## WHAT YOU SHOULD DO
Quote all entries in full, exactly.

## SUPPLIED DATA
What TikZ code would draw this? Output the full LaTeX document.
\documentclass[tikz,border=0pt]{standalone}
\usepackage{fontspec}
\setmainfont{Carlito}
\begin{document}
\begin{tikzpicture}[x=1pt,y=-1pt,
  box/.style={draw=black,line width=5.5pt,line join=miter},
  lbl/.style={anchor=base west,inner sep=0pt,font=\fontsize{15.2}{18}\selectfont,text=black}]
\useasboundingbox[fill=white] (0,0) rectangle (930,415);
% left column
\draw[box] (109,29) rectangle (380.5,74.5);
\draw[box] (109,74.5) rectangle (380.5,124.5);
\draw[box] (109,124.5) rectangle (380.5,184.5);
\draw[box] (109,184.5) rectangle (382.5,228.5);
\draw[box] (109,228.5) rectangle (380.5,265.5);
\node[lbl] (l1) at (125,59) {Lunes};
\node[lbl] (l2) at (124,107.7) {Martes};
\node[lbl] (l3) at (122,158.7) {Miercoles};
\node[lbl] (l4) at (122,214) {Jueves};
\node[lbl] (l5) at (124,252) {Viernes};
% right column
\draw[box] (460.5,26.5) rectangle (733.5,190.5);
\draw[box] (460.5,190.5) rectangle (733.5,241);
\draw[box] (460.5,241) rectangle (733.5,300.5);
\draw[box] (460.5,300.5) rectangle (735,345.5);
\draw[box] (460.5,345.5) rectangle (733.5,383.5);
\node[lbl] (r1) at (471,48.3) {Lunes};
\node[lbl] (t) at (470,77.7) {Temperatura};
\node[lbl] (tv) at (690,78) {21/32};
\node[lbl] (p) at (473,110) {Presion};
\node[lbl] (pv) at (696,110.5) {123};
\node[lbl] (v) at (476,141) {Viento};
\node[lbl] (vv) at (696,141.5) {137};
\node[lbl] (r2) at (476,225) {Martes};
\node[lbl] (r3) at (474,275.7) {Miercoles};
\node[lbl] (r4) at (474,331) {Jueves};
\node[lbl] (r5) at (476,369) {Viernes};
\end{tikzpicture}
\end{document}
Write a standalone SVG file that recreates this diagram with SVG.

## SOLUTION
What TikZ code would draw this? Output the full LaTeX document.
\documentclass[tikz,border=0pt]{standalone}
\usepackage{fontspec}
\setmainfont{Carlito}
\begin{document}
\begin{tikzpicture}[x=1pt,y=-1pt,
  box/.style={draw=black,line width=5.5pt,line join=miter},
  lbl/.style={anchor=base west,inner sep=0pt,font=\fontsize{15.2}{18}\selectfont,text=black}]
\useasboundingbox[fill=white] (0,0) rectangle (930,415);
% left column
\draw[box] (109,29) rectangle (380.5,74.5);
\draw[box] (109,74.5) rectangle (380.5,124.5);
\draw[box] (109,124.5) rectangle (380.5,184.5);
\draw[box] (109,184.5) rectangle (382.5,228.5);
\draw[box] (109,228.5) rectangle (380.5,265.5);
\node[lbl] (l1) at (125,59) {Lunes};
\node[lbl] (l2) at (124,107.7) {Martes};
\node[lbl] (l3) at (122,158.7) {Miercoles};
\node[lbl] (l4) at (122,214) {Jueves};
\node[lbl] (l5) at (124,252) {Viernes};
% right column
\draw[box] (460.5,26.5) rectangle (733.5,190.5);
\draw[box] (460.5,190.5) rectangle (733.5,241);
\draw[box] (460.5,241) rectangle (733.5,300.5);
\draw[box] (460.5,300.5) rectangle (735,345.5);
\draw[box] (460.5,345.5) rectangle (733.5,383.5);
\node[lbl] (r1) at (471,48.3) {Lunes};
\node[lbl] (t) at (470,77.7) {Temperatura};
\node[lbl] (tv) at (690,78) {21/32};
\node[lbl] (p) at (473,110) {Presion};
\node[lbl] (pv) at (696,110.5) {123};
\node[lbl] (v) at (476,141) {Viento};
\node[lbl] (vv) at (696,141.5) {137};
\node[lbl] (r2) at (476,225) {Martes};
\node[lbl] (r3) at (474,275.7) {Miercoles};
\node[lbl] (r4) at (474,331) {Jueves};
\node[lbl] (r5) at (476,369) {Viernes};
\end{tikzpicture}
\end{document}
Write a standalone SVG file that recreates this diagram with SVG.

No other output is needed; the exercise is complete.